On the other hand, banks continued their conservative approach in LC opening resulting in a 37-months low import in December last year.
As a result, gross foreign exchange held by commercial banks increased by 16% year-on-year to $5.5 billion in December last year, according to Bangladesh Bank data.
Current account balance turned to a surplus to $579 million in July-November of the current fiscal year from a $5.6 billion deficit in the same period of the last year.
In the new monetary policy announced for the second half of FY24, the Bangladesh Bank projected that the deficit in the current account balance will narrow to $332 million by June from $2 billion in FY23.
Md Mejbaul Haque, deputy executive director and spokesperson of the Bangladesh Bank, told that the dollar market has stabilised due to a surplus in the current account balance.
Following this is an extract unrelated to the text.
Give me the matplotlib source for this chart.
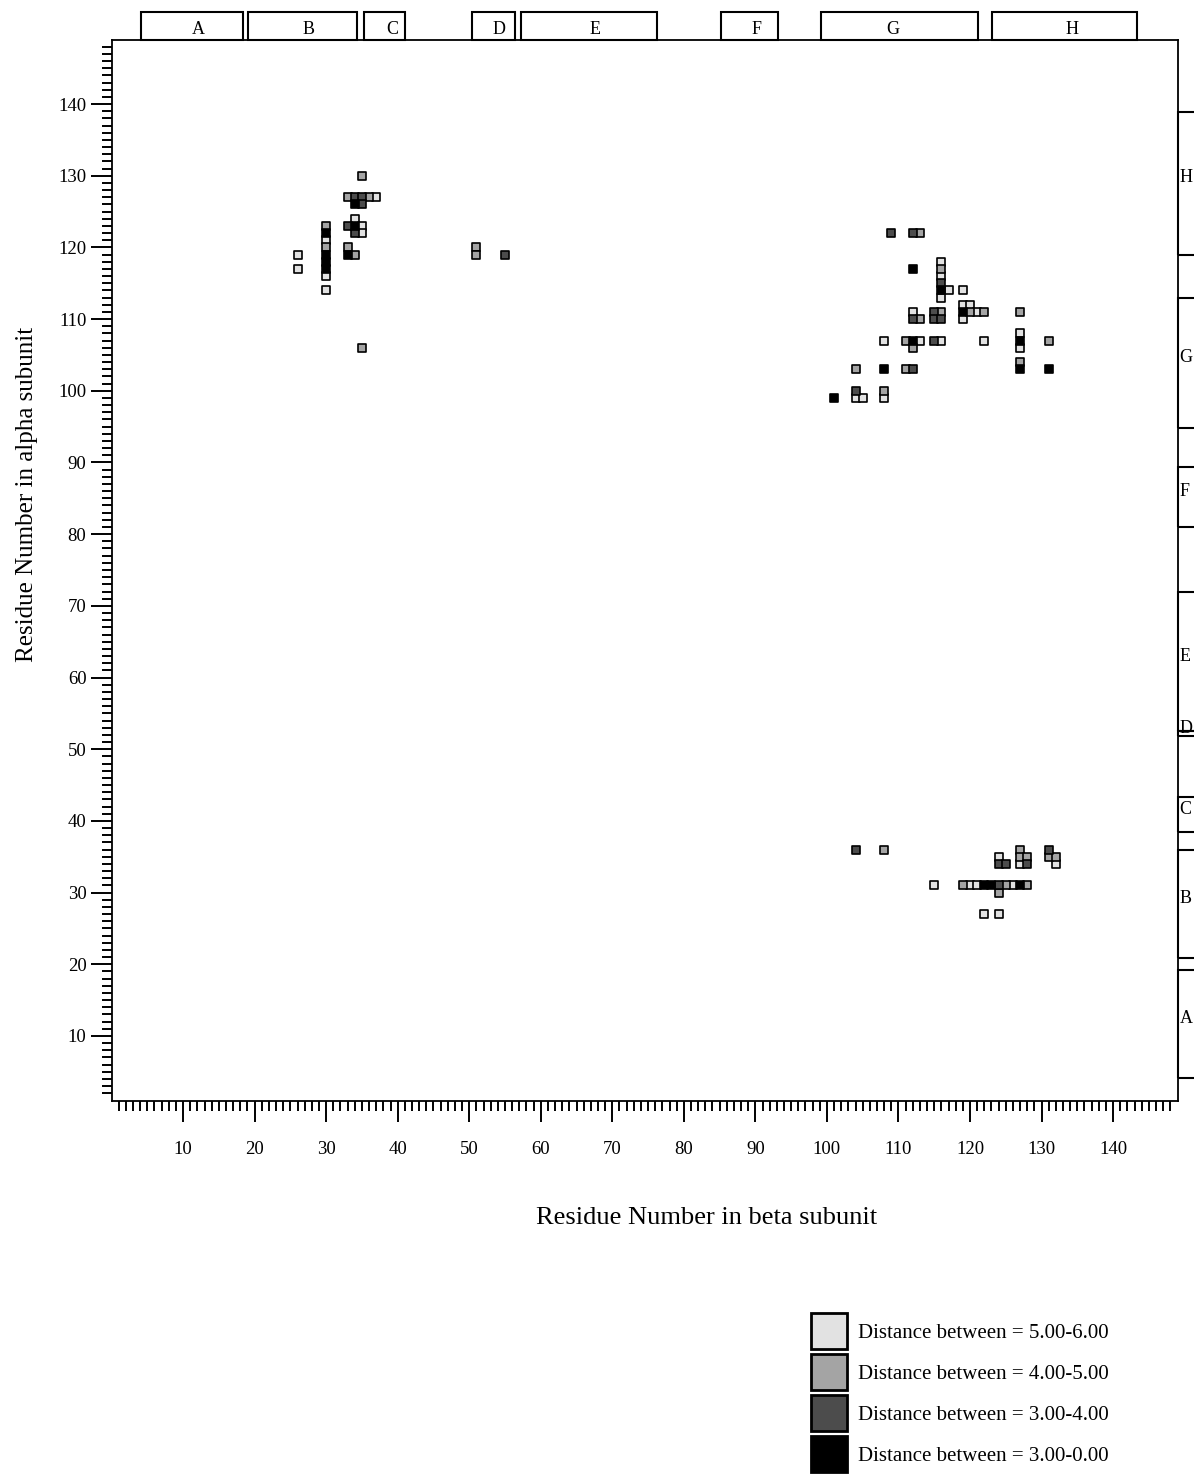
import matplotlib
matplotlib.use("Agg")
import matplotlib.pyplot as plt
import matplotlib.transforms as mtransforms
from matplotlib.patches import Rectangle
from matplotlib.lines import Line2D

plt.rcParams['font.family'] = ['Liberation Serif', 'DejaVu Serif']

# contacts: residue in beta subunit (x), residue in alpha subunit (y)
light_beta = [26, 26, 30, 30, 30, 37, 34, 35, 35,
              119, 117, 116, 116, 116, 119, 120, 121, 112, 119, 127, 127, 108, 113, 116, 122, 104, 105, 108,
              115, 120, 121, 126, 122, 124, 124, 127, 132]
light_alpha = [119, 117, 121, 116, 114, 127, 124, 123, 122,
               114, 114, 118, 116, 113, 112, 112, 111, 111, 110, 108, 106, 107, 107, 107, 107, 99, 99, 99,
               31, 31, 31, 31, 27, 27, 35, 34, 34]

medium_beta = [30, 30, 35, 33, 36, 33, 34, 35, 51, 51,
               113, 116, 120, 122, 116, 127, 113, 111, 131, 112, 127, 104, 111, 108,
               108, 119, 125, 128, 124, 127, 127, 128, 131, 132]
medium_alpha = [123, 120, 130, 127, 127, 120, 119, 106, 120, 119,
                122, 117, 111, 111, 111, 111, 110, 107, 107, 106, 104, 103, 103, 100,
                36, 31, 31, 31, 30, 36, 35, 35, 35, 35]

dark_beta = [34, 35, 35, 33, 34, 55,
             109, 112, 116, 115, 112, 115, 116, 115, 112, 104,
             104, 124, 124, 125, 128, 131]
dark_alpha = [127, 127, 126, 123, 122, 119,
              122, 122, 115, 111, 110, 110, 110, 107, 103, 100,
              36, 31, 34, 34, 34, 36]

black_beta = [30, 30, 30, 30, 34, 34, 33,
              112, 116, 119, 112, 127, 108, 127, 131, 101,
              122, 123, 127]
black_alpha = [122, 119, 118, 117, 126, 123, 119,
               117, 114, 111, 107, 107, 103, 103, 103, 99,
               31, 31, 31]

legend_labels = ["Distance between = 5.00-6.00", "Distance between = 4.00-5.00",
                 "Distance between = 3.00-4.00", "Distance between = 3.00-0.00"]
shades = ["#e2e2e2", "#a4a4a4", "#4c4c4c", "#000000"]

# helix segments
helix_names = ["A", "B", "C", "D", "E", "F", "G", "H"]
beta_helix_start = [4.1, 19.1, 35.3, 50.4, 57.2, 85.2, 99.2, 123.1]
beta_helix_end = [18.4, 34.3, 41.0, 56.4, 76.3, 93.2, 121.1, 143.3]
beta_label_pos = [12.1, 27.6, 39.2, 54.2, 67.6, 90.1, 109.2, 134.3]
alpha_helix_start = [4.2, 20.9, 38.4, 51.8, 52.5, 81.0, 94.8, 119.0]
alpha_helix_end = [19.2, 35.9, 43.3, 52.5, 71.9, 89.4, 113.0, 138.9]

fig = plt.figure(figsize=(11.94, 14.79), dpi=100)
ax = fig.add_axes([111.5 / 1194, 378.5 / 1479, 1066 / 1194, 1061 / 1479])

groups = [(light_beta, light_alpha), (medium_beta, medium_alpha),
          (dark_beta, dark_alpha), (black_beta, black_alpha)]
for (bx, ay), c in zip(groups, shades):
    ax.scatter(bx, ay, marker='s', s=27, facecolor=c, edgecolor='black', linewidth=1.2, zorder=3)

ax.set_xlim(0, 149)
ax.set_ylim(1, 149)

ax.set_xticks(range(10, 150, 10))
ax.set_xticks(range(1, 149), minor=True)
ax.set_yticks(range(10, 150, 10))
ax.set_yticks(range(2, 149), minor=True)
ax.tick_params(which='both', direction='out', width=1.4)
ax.tick_params(which='major', length=15, labelsize=13.5)
ax.tick_params(which='minor', length=7)
ax.tick_params(axis='x', which='major', pad=14)
ax.tick_params(axis='y', which='major', pad=3)
for sp in ax.spines.values():
    sp.set_linewidth(1.3)

ax.set_xlabel("Residue Number in beta subunit", fontsize=19)
ax.xaxis.set_label_coords(0.5586, -0.1005)
ax.set_ylabel("Residue Number in alpha subunit", fontsize=18)
ax.yaxis.set_label_coords(-0.069, 0.571)

# helix boxes above (beta) and to the right (alpha)
top_tr = mtransforms.blended_transform_factory(ax.transData, ax.transAxes)
for name, s, e, lx in zip(helix_names, beta_helix_start, beta_helix_end, beta_label_pos):
    ax.add_patch(Rectangle((s, 1.0), e - s, 0.0255, transform=top_tr, fill=False,
                           edgecolor='black', linewidth=1.5, clip_on=False))
    ax.text(lx, 1.0095, name, transform=top_tr, ha='center', va='center', fontsize=13)

right_tr = mtransforms.blended_transform_factory(ax.transAxes, ax.transData)
for name, s, e in zip(helix_names, alpha_helix_start, alpha_helix_end):
    ax.add_patch(Rectangle((1.0, s), 0.05, e - s, transform=right_tr, fill=False,
                           edgecolor='black', linewidth=1.5, clip_on=False))
    ax.text(1.0018, (s + e) / 2 + 0.8, name, transform=right_tr, ha='left', va='center', fontsize=13)

handles = [Line2D([], [], marker='s', linestyle='none', markersize=26, markerfacecolor=c,
                  markeredgecolor='black', markeredgewidth=2) for c in shades]
fig.legend(handles, legend_labels, loc='upper left', bbox_to_anchor=(810 / 1194, 0.1051),
           frameon=False, fontsize=15, borderpad=0, borderaxespad=0, handlelength=1.85,
           handletextpad=0.46, labelspacing=1.03)

fig.savefig("out.png", dpi=100)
The amount of dollars required to pay off the country’s total debt is no longer the same, which has had a positive effect on the dollar price.
Additionally, the price announced by the ABB-Bafeda is closely aligned with the real effective exchange rate. As a result, the dollar has maintained a price within Tk110 for the past five months, he added.
Former Bangladesh Bank Governor Salehuddin Ahmed said the dollar problem has arisen due to the decline in export income and remittances. To address this issue, there is no alternative but to increase export and remittance earnings.
“Providing a 2% to 2.5% incentive on remittance alone will not improve the situation; other measures, such as export diversification, need to be introduced,” he said.
He further suggested that another way to address the dollar crisis is through foreign investment. According to him, the introduction of the crawling peg method may not be successful in stabilising the situation. Making the country more investment-friendly could lead to an increase in dollar inflow.